Thursday, June 24, 2004

bits 'n' bots 'n' swing

I'm a jazz fan
It might seem like a weird thing to say, but recently I've been surprising myself: the urge to balance my listening diet is dissolving, my enthusiasm for jazz is increasing. It's a happy surprise, somehow similar to perpetually re-discovering just how much I love the woman I've been with for 8 years. All the more so when she can, as she did last night, suddenly say that she doesn't like Keith Jarrett's vocalisations. Bless her, I need to subject her to some more Jarrett soon.

Down in the Cellar
Listening to this as it downloads leads me to one conclusion. Miles, Gary, Keith, Michael, Jack and Airto, mid-December 1970, in Washington D.C.'s Cellar Door: the funkiest band in the world, surely?
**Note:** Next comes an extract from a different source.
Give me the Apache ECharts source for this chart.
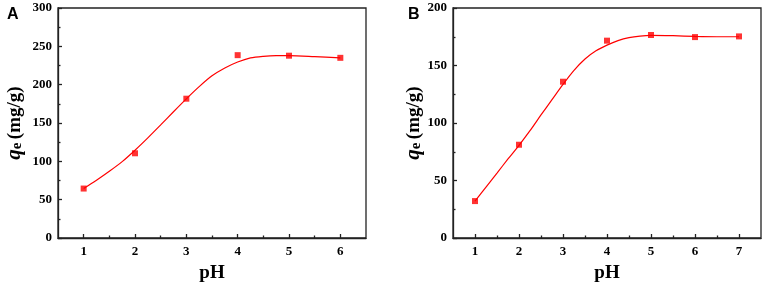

Just because Keith renounced electricity, doesn't mean we have to: he was awesome on keyboards, bursting out of sputtering clouds of notes with gloriously radiant funk. David had expressed some reserve at Jack's jazz-rock playing but (granted, he's playing funk here) he sounds great to me. And is there really any need to discuss Miles's supremacy as a player of funk? Apparently a Complete at the Cellar Door box is in the works. An alternate, funkier Live-Evil drawn from the nights without John could, I'm sure, turn around many (if not all) of the post-Bitches naysayers.

Ornette...
Re-listening to some of his early quartet albums to verify ressemblances with Dennis Gonzalez's NY Midnight Suite (Clean Feed, a shoo-in for my year's best list, highly recommended!). Ended up opining that an album like The Shape of Jazz to Come did as much to liberate/redefine improvised melody as Kind of Blue. Just listening to Mingus's Ah Um and thinking about how Mingus created the impression of free jazz through superposition (his mid-size bands could sound chaotic, taken as a whole, but can always be broken down into coherent, interlocking segments), while Ornette achieved his goal more directly. And how the best description of Mingus I've ever read is still "It's like putting on a tuxedo and rolling in the mud." I'm annoyed I can't remember the source.

...and Don
Rightly or wrongly, some people consider Ornette's albums to be the saxophonist's best work, but I don't think that Cherry's best playing is to be found there, far from it. Not that I have much of it, but Complete Communion and El Corazon seem *so* much better to me, as representatives of Cherry's work.

At the mid-way point
The year's half done, here are some hot albums in no qualitative order:

Ben Allison & Medecine Wheel - Buzz (Palmetto)
Bruno E - Lovely Arthur (Trama)
Dennis Gonzalez - NY Midnight Suite (Clean Feed)
Frank Hewitt We Loved You (Smalls)
Joel Frahm - Don't Explain (Palmetto)
Josh Roseman Unit - Treats for the Nightwalker (Enja)
Louis Sclavis - Napoli's Walls (ECM) (okay, it's 2003)
Maak's Spirit - Al Majamaa (Igloo)
Pascal Schumacher Quartet - Change of the Moon (Igloo)
Rêve d'Eléphant Orchestra - Lobster Caravan (De Werf)
Stefano Bollani - Smat Smat (Label Bleu)
Steve Coleman - Lucidarium (Label Bleu)
The Claudia Quintet - I, Claudia (Cuneiform)
Tomasz Stanko - Suspended Night (ECM)

Reviews of (almost) all of these are either online (see the article index) or forthcoming.

Some sound-good-but-not-listened-to-enough-yet

Chris Potter - Lift (Sunnyside)
Frank Kimbrough - Lullabluebye (Palmetto)
Fred Hersch Trio - +2 (Palmetto)
Jacob Young - Evening Falls (ECM)
Youngblood Brass Band - center:level:roar (Ozone) another 2003 entry, but I just heard it

Disappointments

Brad Mehldau - Anything Goes (Warner) because it's too comfortable a record
Magic Malik - 13 XP's Songs (Label Bleu) because it's incredibly weaker than his previous two, which were fabulous. While I'm at it, the hidden track at the end of disc 1 of 00-237 is hilarious.